=== SOURCE MATERIAL ===

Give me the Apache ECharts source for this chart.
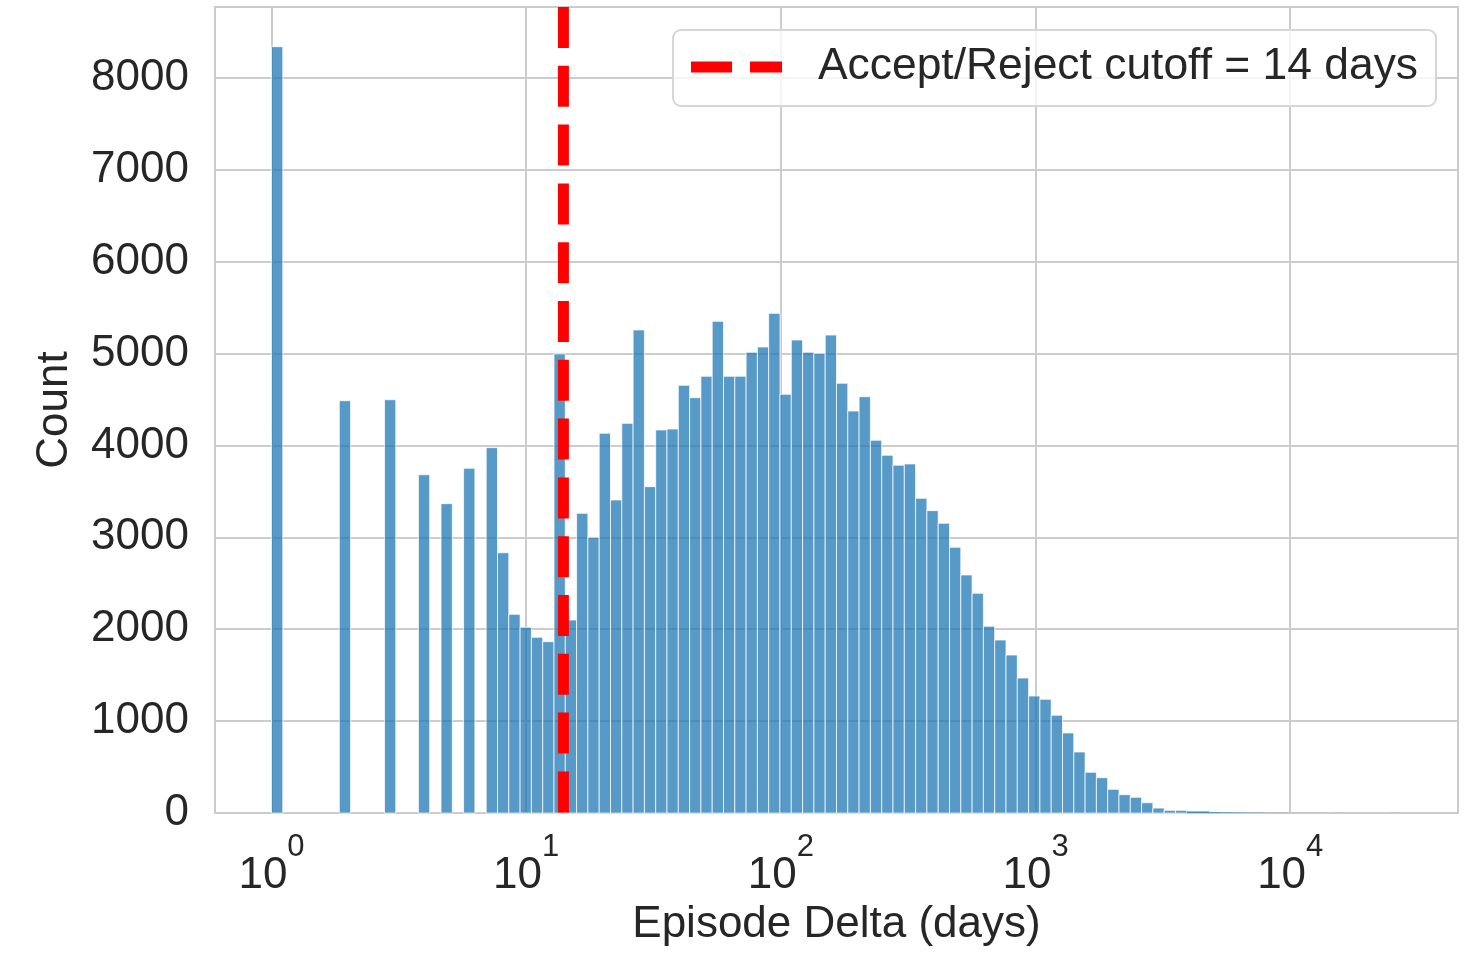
<!DOCTYPE html>
<html>
<head>
<meta charset="utf-8">
<title>Episode Delta histogram</title>
<script src="https://cdn.jsdelivr.net/npm/echarts@6/dist/echarts.min.js"></script>
<style>
  html, body { margin: 0; padding: 0; background: #fff; }
  #chart { width: 1481px; height: 979px; }
</style>
</head>
<body>
<div id="chart"></div>
<script>
// histogram counts, 100 equal bins in log10(days) from 1 day to the largest delta
var counts = [
    8338, 0, 0, 0, 0, 0, 4486, 0, 0, 0,
    4497, 0, 0, 3681, 0, 3366, 0, 3751, 0, 3975,
    2832, 2162, 2021, 1912, 1864, 4995, 2100, 3261, 3000, 4132,
    3406, 4240, 5256, 3551, 4168, 4178, 4654, 4519, 4752, 5350,
    4752, 4752, 5013, 5071, 5437, 4556, 5147, 5013, 5002, 5201,
    4676, 4374, 4530, 4056, 3893, 3785, 3798, 3424, 3290, 3153,
    2891, 2590, 2391, 2032, 1882, 1719, 1469, 1273, 1237, 1064,
    871, 664, 443, 384, 258, 199, 171, 112, 54, 29,
    29, 18, 18, 9, 7, 5, 4, 3, 2, 2,
    1, 1, 1, 0, 1, 0, 0, 0, 0, 1
];
var minDays = 1;
var maxDays = 27350;
var cutoffDays = 14;
var cutoffLabel = 'Accept/Reject cutoff = 14 days';
var yTicks = [0, 1000, 2000, 3000, 4000, 5000, 6000, 7000, 8000];
var yMax = 8770;

var logMin = Math.log10(minDays);
var logMax = Math.log10(maxDays);
var binW = (logMax - logMin) / counts.length;

var bins = [];
for (var i = 0; i < counts.length; i++) {
    bins.push([logMin + i * binW, logMin + (i + 1) * binW, counts[i]]);
}
// matplotlib style 5% margins on the x range
var span = logMax - logMin;
var xMin = logMin - 0.05 * span;
var xMax = logMax + 0.05 * span;
var cutX = Math.log10(cutoffDays);

var font = 'Liberation Sans, Arial, sans-serif';
var ink = '#262626';
var gridGray = '#cccccc';

var chart = echarts.init(document.getElementById('chart'));
chart.setOption({
    animation: false,
    backgroundColor: '#ffffff',
    textStyle: { fontFamily: font, color: ink },
    grid: {
        left: 215, right: 23, top: 7, bottom: 166,
        show: true, borderColor: gridGray, borderWidth: 2
    },
    legend: {
        data: [{ name: cutoffLabel, icon: 'path://M0,0H41V11H0Z M59,0H91V11H59Z' }],
        left: 673, top: 30,
        itemWidth: 91, itemHeight: 11,
        padding: [15, 18, 17, 18],
        backgroundColor: 'rgba(255,255,255,0.8)',
        borderColor: '#d6d6d6', borderWidth: 2, borderRadius: 8,
        textStyle: { fontFamily: font, fontSize: 44.4, lineHeight: 44, color: ink, padding: [0, 0, 0, 31] }
    },
    xAxis: {
        type: 'value',
        min: xMin, max: xMax,
        name: 'Episode Delta (days)',
        nameLocation: 'middle',
        nameGap: 90,
        nameTextStyle: { fontFamily: font, fontSize: 44, lineHeight: 44, color: ink },
        axisLine: { lineStyle: { color: gridGray, width: 2 } },
        axisTick: { show: false },
        splitLine: { show: true, lineStyle: { color: gridGray, width: 2 } },
        axisLabel: {
            margin: 19,
            color: ink,
            fontFamily: font,
            formatter: function (v) {
                if (Math.abs(v - Math.round(v)) > 1e-6) return '';
                return '{b|10}{s|' + Math.round(v) + '}';
            },
            rich: {
                b: { fontFamily: font, fontSize: 44, lineHeight: 66, verticalAlign: 'bottom', color: ink },
                s: { fontFamily: font, fontSize: 31, lineHeight: 31, verticalAlign: 'top', color: ink }
            }
        }
    },
    yAxis: {
        type: 'value',
        min: 0, max: yMax, interval: 1000,
        name: 'Count',
        nameLocation: 'middle',
        nameGap: 138,
        nameRotate: 90,
        nameTextStyle: { fontFamily: font, fontSize: 44, lineHeight: 44, color: ink },
        axisLine: { show: true, lineStyle: { color: gridGray, width: 2 } },
        axisTick: { show: false },
        splitLine: { show: true, lineStyle: { color: gridGray, width: 2 } },
        axisLabel: {
            margin: 26,
            fontSize: 44,
            color: ink,
            fontFamily: font,
            formatter: function (v) {
                return yTicks.indexOf(v) >= 0 ? String(v) : '';
            }
        }
    },
    series: [
        {
            type: 'custom',
            data: bins,
            encode: { x: [0, 1], y: 2 },
            renderItem: function (params, api) {
                if (api.value(2) <= 0) return null;
                var top = api.coord([api.value(0), api.value(2)]);
                var base = api.coord([api.value(1), 0]);
                var h = base[1] - top[1];
                return {
                    type: 'rect',
                    shape: { x: top[0], y: top[1], width: base[0] - top[0], height: h },
                    style: {
                        fill: 'rgba(31,119,180,0.75)',
                        stroke: h > 2 ? 'rgba(255,255,255,0.75)' : null,
                        lineWidth: 1
                    }
                };
            },
            z: 2
        },
        {
            name: cutoffLabel,
            type: 'line',
            data: [[cutX, yMax], [cutX, 0]],
            symbol: 'none',
            color: '#ff0000',
            lineStyle: { color: '#ff0000', width: 11, type: [41, 17.8], cap: 'butt' },
            z: 3
        }
    ]
});
</script>
</body>
</html>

===

*REQUEST*. Copy exactly the lines running from the beginning of the listing through the line that has "var gridGray = '#cccccc';". Drop the pictures.

*COMPLETE RESPONSE*.
Give me the Apache ECharts source for this chart.
<!DOCTYPE html>
<html>
<head>
<meta charset="utf-8">
<title>Episode Delta histogram</title>
<script src="https://cdn.jsdelivr.net/npm/echarts@6/dist/echarts.min.js"></script>
<style>
  html, body { margin: 0; padding: 0; background: #fff; }
  #chart { width: 1481px; height: 979px; }
</style>
</head>
<body>
<div id="chart"></div>
<script>
// histogram counts, 100 equal bins in log10(days) from 1 day to the largest delta
var counts = [
    8338, 0, 0, 0, 0, 0, 4486, 0, 0, 0,
    4497, 0, 0, 3681, 0, 3366, 0, 3751, 0, 3975,
    2832, 2162, 2021, 1912, 1864, 4995, 2100, 3261, 3000, 4132,
    3406, 4240, 5256, 3551, 4168, 4178, 4654, 4519, 4752, 5350,
    4752, 4752, 5013, 5071, 5437, 4556, 5147, 5013, 5002, 5201,
    4676, 4374, 4530, 4056, 3893, 3785, 3798, 3424, 3290, 3153,
    2891, 2590, 2391, 2032, 1882, 1719, 1469, 1273, 1237, 1064,
    871, 664, 443, 384, 258, 199, 171, 112, 54, 29,
    29, 18, 18, 9, 7, 5, 4, 3, 2, 2,
    1, 1, 1, 0, 1, 0, 0, 0, 0, 1
];
var minDays = 1;
var maxDays = 27350;
var cutoffDays = 14;
var cutoffLabel = 'Accept/Reject cutoff = 14 days';
var yTicks = [0, 1000, 2000, 3000, 4000, 5000, 6000, 7000, 8000];
var yMax = 8770;

var logMin = Math.log10(minDays);
var logMax = Math.log10(maxDays);
var binW = (logMax - logMin) / counts.length;

var bins = [];
for (var i = 0; i < counts.length; i++) {
    bins.push([logMin + i * binW, logMin + (i + 1) * binW, counts[i]]);
}
// matplotlib style 5% margins on the x range
var span = logMax - logMin;
var xMin = logMin - 0.05 * span;
var xMax = logMax + 0.05 * span;
var cutX = Math.log10(cutoffDays);

var font = 'Liberation Sans, Arial, sans-serif';
var ink = '#262626';
var gridGray = '#cccccc';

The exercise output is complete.